Given problem:
Starting at the line that contains "Write a web" and stopping at the line that contains "of accumulated time", transcribe every line of the material below exactly; pictures stay out.
------ Data supplied
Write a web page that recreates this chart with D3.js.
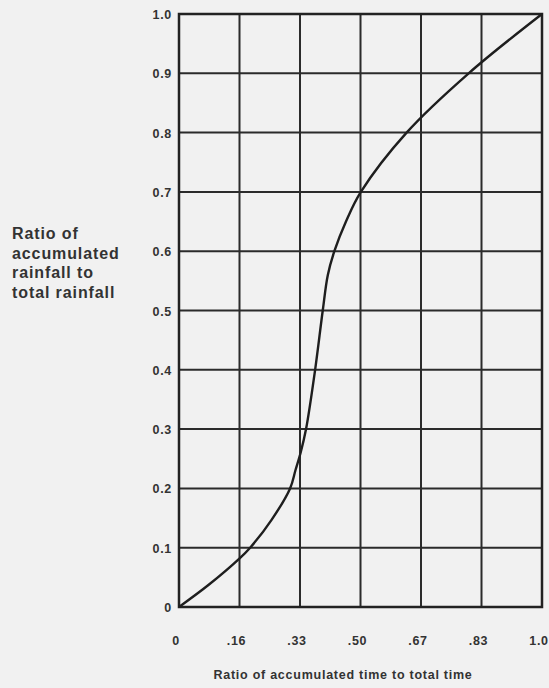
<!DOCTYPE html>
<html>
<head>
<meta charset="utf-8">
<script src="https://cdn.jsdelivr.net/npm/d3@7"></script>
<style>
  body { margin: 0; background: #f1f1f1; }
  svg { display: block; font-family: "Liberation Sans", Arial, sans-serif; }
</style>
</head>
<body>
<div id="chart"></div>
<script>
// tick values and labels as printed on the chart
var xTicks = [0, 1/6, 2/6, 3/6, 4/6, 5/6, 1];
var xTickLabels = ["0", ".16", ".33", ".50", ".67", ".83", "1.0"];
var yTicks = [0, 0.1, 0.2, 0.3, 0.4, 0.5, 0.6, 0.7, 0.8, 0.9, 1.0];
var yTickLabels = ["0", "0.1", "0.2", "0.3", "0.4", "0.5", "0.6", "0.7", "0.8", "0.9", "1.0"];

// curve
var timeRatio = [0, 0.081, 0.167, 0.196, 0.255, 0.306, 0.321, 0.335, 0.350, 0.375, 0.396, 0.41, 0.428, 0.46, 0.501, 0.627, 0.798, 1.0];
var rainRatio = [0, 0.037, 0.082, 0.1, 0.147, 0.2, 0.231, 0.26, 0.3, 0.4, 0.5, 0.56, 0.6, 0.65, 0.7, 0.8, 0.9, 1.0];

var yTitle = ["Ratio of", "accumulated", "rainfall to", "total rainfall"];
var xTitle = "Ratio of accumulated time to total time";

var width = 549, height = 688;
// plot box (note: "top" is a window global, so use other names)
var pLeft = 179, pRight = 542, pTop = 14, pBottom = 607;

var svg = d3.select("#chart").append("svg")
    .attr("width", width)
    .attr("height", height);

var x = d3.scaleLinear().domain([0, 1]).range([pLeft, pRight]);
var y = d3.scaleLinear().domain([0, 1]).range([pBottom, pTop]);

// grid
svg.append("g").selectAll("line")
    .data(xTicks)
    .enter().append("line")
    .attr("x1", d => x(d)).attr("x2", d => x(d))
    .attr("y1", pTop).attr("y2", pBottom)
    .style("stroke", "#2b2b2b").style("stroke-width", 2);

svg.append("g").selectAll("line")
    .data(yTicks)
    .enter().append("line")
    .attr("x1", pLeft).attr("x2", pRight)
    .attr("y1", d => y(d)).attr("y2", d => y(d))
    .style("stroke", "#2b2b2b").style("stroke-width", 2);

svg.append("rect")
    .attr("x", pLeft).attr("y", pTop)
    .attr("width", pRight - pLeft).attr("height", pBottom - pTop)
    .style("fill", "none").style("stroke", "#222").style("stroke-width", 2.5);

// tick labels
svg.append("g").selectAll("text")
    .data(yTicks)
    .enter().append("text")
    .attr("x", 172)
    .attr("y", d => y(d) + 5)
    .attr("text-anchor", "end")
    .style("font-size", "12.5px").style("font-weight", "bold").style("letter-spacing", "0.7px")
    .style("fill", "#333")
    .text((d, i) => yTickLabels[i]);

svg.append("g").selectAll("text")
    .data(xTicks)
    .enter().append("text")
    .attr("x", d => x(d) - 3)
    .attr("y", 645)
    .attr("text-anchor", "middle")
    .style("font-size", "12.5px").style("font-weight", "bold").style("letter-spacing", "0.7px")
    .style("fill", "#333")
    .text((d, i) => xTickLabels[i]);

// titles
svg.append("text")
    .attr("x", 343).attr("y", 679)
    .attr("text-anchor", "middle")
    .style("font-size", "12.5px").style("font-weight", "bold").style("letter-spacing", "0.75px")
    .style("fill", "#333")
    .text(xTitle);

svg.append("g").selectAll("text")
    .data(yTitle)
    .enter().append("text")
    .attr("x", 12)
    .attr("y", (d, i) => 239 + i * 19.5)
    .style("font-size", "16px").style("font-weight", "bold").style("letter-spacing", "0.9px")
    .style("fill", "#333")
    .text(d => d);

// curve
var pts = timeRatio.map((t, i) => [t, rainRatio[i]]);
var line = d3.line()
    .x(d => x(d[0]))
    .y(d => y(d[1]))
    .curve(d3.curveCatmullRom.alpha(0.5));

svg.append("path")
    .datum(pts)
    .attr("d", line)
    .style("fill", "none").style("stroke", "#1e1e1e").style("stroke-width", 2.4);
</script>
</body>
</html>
------------
------ Data supplied
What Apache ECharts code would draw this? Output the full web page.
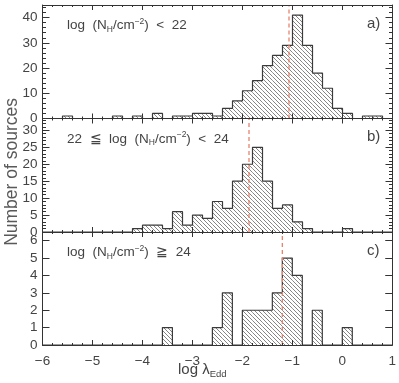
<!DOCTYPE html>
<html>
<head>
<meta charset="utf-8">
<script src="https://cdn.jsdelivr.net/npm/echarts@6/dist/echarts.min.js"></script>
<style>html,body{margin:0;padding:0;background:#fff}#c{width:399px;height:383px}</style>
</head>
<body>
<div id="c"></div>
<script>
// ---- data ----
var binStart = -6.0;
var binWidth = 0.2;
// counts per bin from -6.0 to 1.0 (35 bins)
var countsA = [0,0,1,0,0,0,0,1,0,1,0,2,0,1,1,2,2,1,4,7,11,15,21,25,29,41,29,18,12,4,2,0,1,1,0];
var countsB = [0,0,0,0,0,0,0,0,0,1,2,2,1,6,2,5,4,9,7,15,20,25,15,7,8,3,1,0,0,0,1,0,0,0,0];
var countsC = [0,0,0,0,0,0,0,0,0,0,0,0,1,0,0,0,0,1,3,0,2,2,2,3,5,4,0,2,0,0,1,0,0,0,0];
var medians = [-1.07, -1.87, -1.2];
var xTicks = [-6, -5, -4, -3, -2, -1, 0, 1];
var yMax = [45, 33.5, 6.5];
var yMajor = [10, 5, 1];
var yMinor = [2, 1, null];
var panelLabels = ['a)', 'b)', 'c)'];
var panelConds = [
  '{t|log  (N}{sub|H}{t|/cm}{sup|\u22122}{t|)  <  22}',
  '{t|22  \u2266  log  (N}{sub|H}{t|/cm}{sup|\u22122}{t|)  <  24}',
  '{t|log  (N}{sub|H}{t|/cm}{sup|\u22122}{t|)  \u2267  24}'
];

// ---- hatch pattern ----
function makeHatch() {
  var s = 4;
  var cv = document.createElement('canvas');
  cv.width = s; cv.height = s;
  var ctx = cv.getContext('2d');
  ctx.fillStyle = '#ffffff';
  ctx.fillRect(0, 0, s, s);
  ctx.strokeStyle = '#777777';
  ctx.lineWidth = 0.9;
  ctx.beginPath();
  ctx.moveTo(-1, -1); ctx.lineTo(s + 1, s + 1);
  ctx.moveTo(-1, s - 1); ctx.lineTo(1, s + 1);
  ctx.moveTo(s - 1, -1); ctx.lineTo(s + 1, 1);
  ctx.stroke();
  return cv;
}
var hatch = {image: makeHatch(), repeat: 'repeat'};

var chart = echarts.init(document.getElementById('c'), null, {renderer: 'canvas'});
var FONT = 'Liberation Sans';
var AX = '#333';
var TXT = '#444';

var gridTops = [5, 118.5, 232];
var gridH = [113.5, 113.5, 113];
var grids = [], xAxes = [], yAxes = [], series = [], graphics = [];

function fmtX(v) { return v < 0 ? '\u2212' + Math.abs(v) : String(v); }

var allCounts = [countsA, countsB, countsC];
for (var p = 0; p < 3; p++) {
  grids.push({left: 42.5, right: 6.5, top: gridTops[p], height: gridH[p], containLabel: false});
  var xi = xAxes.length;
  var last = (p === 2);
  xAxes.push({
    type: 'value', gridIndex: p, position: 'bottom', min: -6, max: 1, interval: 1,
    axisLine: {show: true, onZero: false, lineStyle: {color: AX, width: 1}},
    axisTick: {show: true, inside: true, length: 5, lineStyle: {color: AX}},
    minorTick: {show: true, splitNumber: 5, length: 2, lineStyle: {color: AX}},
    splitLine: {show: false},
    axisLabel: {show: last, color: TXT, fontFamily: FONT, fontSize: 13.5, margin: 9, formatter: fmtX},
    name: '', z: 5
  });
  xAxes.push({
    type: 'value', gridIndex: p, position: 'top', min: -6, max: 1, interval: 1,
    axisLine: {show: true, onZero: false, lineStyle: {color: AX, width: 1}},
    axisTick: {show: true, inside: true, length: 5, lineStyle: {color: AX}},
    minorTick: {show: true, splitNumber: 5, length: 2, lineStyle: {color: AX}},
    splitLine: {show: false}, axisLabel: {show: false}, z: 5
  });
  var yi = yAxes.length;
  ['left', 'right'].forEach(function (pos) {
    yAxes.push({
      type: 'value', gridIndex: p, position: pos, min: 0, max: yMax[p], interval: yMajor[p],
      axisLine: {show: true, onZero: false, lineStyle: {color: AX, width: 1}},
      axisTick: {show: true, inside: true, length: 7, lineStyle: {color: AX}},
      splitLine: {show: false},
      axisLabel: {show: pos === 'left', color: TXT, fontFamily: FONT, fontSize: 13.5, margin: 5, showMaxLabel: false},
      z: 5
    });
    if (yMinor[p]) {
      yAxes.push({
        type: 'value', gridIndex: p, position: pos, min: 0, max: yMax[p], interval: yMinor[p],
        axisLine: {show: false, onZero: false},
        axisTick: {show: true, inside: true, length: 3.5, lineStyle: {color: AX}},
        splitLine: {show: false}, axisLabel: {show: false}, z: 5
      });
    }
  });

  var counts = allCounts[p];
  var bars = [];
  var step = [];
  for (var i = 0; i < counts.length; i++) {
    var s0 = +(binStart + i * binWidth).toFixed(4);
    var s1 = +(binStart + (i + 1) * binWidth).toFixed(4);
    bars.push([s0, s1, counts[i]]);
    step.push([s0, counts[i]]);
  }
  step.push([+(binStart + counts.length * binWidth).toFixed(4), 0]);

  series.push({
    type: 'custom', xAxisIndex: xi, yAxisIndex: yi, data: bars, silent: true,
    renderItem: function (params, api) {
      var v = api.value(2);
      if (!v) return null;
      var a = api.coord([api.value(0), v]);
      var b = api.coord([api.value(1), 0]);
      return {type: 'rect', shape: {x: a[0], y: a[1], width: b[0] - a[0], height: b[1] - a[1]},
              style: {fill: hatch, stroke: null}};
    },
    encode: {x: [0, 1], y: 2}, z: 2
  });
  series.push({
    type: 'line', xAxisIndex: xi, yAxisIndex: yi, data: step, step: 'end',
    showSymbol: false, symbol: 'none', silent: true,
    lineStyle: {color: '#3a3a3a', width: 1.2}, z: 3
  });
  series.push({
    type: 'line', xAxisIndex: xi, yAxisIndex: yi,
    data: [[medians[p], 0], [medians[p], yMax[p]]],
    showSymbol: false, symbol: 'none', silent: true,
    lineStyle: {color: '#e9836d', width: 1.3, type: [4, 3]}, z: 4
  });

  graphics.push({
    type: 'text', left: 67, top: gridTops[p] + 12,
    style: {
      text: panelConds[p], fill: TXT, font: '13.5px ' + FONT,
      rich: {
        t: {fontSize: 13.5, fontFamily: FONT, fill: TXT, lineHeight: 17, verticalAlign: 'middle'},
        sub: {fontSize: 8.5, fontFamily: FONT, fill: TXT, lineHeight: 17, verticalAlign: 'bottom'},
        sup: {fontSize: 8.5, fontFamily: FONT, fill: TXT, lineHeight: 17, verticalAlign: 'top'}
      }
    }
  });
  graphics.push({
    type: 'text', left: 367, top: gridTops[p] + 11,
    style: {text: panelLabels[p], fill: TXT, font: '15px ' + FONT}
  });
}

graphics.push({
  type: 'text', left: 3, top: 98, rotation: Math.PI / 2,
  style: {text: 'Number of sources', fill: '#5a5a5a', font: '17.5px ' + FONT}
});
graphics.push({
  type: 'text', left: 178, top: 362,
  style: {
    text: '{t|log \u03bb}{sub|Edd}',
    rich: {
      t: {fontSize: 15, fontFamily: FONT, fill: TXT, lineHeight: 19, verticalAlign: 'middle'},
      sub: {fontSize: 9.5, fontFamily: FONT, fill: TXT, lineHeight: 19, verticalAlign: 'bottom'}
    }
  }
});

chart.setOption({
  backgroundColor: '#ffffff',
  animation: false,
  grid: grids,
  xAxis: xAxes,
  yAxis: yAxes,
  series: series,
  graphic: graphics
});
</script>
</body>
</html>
------------
Solution to the exercise:
Write a web page that recreates this chart with D3.js.
<!DOCTYPE html>
<html>
<head>
<meta charset="utf-8">
<script src="https://cdn.jsdelivr.net/npm/d3@7"></script>
<style>
  body { margin: 0; background: #f1f1f1; }
  svg { display: block; font-family: "Liberation Sans", Arial, sans-serif; }
</style>
</head>
<body>
<div id="chart"></div>
<script>
// tick values and labels as printed on the chart
var xTicks = [0, 1/6, 2/6, 3/6, 4/6, 5/6, 1];
var xTickLabels = ["0", ".16", ".33", ".50", ".67", ".83", "1.0"];
var yTicks = [0, 0.1, 0.2, 0.3, 0.4, 0.5, 0.6, 0.7, 0.8, 0.9, 1.0];
var yTickLabels = ["0", "0.1", "0.2", "0.3", "0.4", "0.5", "0.6", "0.7", "0.8", "0.9", "1.0"];

// curve
var timeRatio = [0, 0.081, 0.167, 0.196, 0.255, 0.306, 0.321, 0.335, 0.350, 0.375, 0.396, 0.41, 0.428, 0.46, 0.501, 0.627, 0.798, 1.0];
var rainRatio = [0, 0.037, 0.082, 0.1, 0.147, 0.2, 0.231, 0.26, 0.3, 0.4, 0.5, 0.56, 0.6, 0.65, 0.7, 0.8, 0.9, 1.0];

var yTitle = ["Ratio of", "accumulated", "rainfall to", "total rainfall"];
var xTitle = "Ratio of accumulated time to total time";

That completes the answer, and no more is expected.